Simons’ ode to New York, an oversized sweater with exaggerated sleeves and the Milton Glaser-inspired ‘NY’ initials, demonstrated the designer’s enthusiasm for his new home, despite America’s unsettling political climate. The rest of the knitwear was especially strong, referencing the designer’s fascination with youth culture through slouchy striped sweaters with breast pocket accents. Utilitarian influences were also seen in the collection, in a long workwear-inspired shirt and trousers, a more masculine contrast to the fitted vests and beaded necklaces. If Simons’ first New York collection is any indication of what’s to come, then things are looking good.
Bode, the label by New York-based Emily Bode, created a Cape Cod-inspired home for the backdrop for its A/W 2017 presentation, decorated with vases of lilies and colourful checked pillows. Pyjama-style suiting, shirts and loose jackets were created using vintage fabrics, artfully quilted into checked and geometric constructions.
Emily Bode creates emotive patchwork designs using antique fabrics
Willy Chavarria took on a political approach, looking towards Chicano fashion and the Black Power movement. The presentation began with the models enclosed in a chain link cage, a symbol of oppression, before they were let loose. The designer placed various messages – ‘Savour Kindness’ and ‘Capitalism is Heartless’ – in the collection, placing them among the baggy athletic apparel-inspired shirts.
Farther east, Orley, the label founded by Matthew, Alex and Samantha Orley, took its style cues from the late folk musician Nick Drake. Fine Italian wool and Loro Piana yarns were used in striped suiting and classic knit polos, a signature item for the line. The designers, who won the Swarovski Award for Menswear in 2016, placed unusual marbled, matte stones onto the shoulders and fronts of sweaters. They also reimagined the bomber, giving it more of a 70s feel.
Back at Skylight Clarkson Square, General Idea’s Bumsuk Choi unveiled a crowd-pleasing collection – a burgundy bomber with a contrasting black turtleneck was a refreshing new riff on the shape, and eyelets, buttons and zippers made for interesting detailing. The oversized proportions were balanced without being too overbearing.

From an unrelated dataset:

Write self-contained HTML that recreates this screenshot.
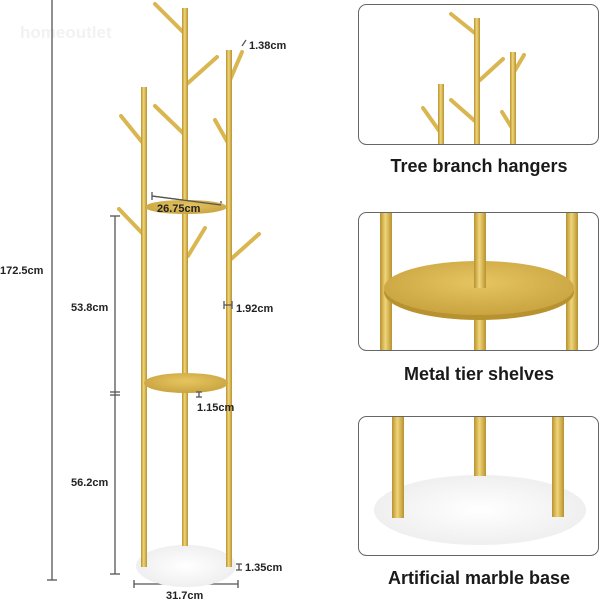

Then came the finale – veteran designer John Varvatos rented out the nightclub/theatre Diamond Horseshoe for a Wild at Heart–themed collection that involved the rebellious, rock-and-roll look of the brand. Leopard print was a dominant theme on motorcycle jackets, coats and blazers. Lacing detail finished off the skinny trousers. The silhouettes were slim and fitted, appropriate for a hip indie band on the road.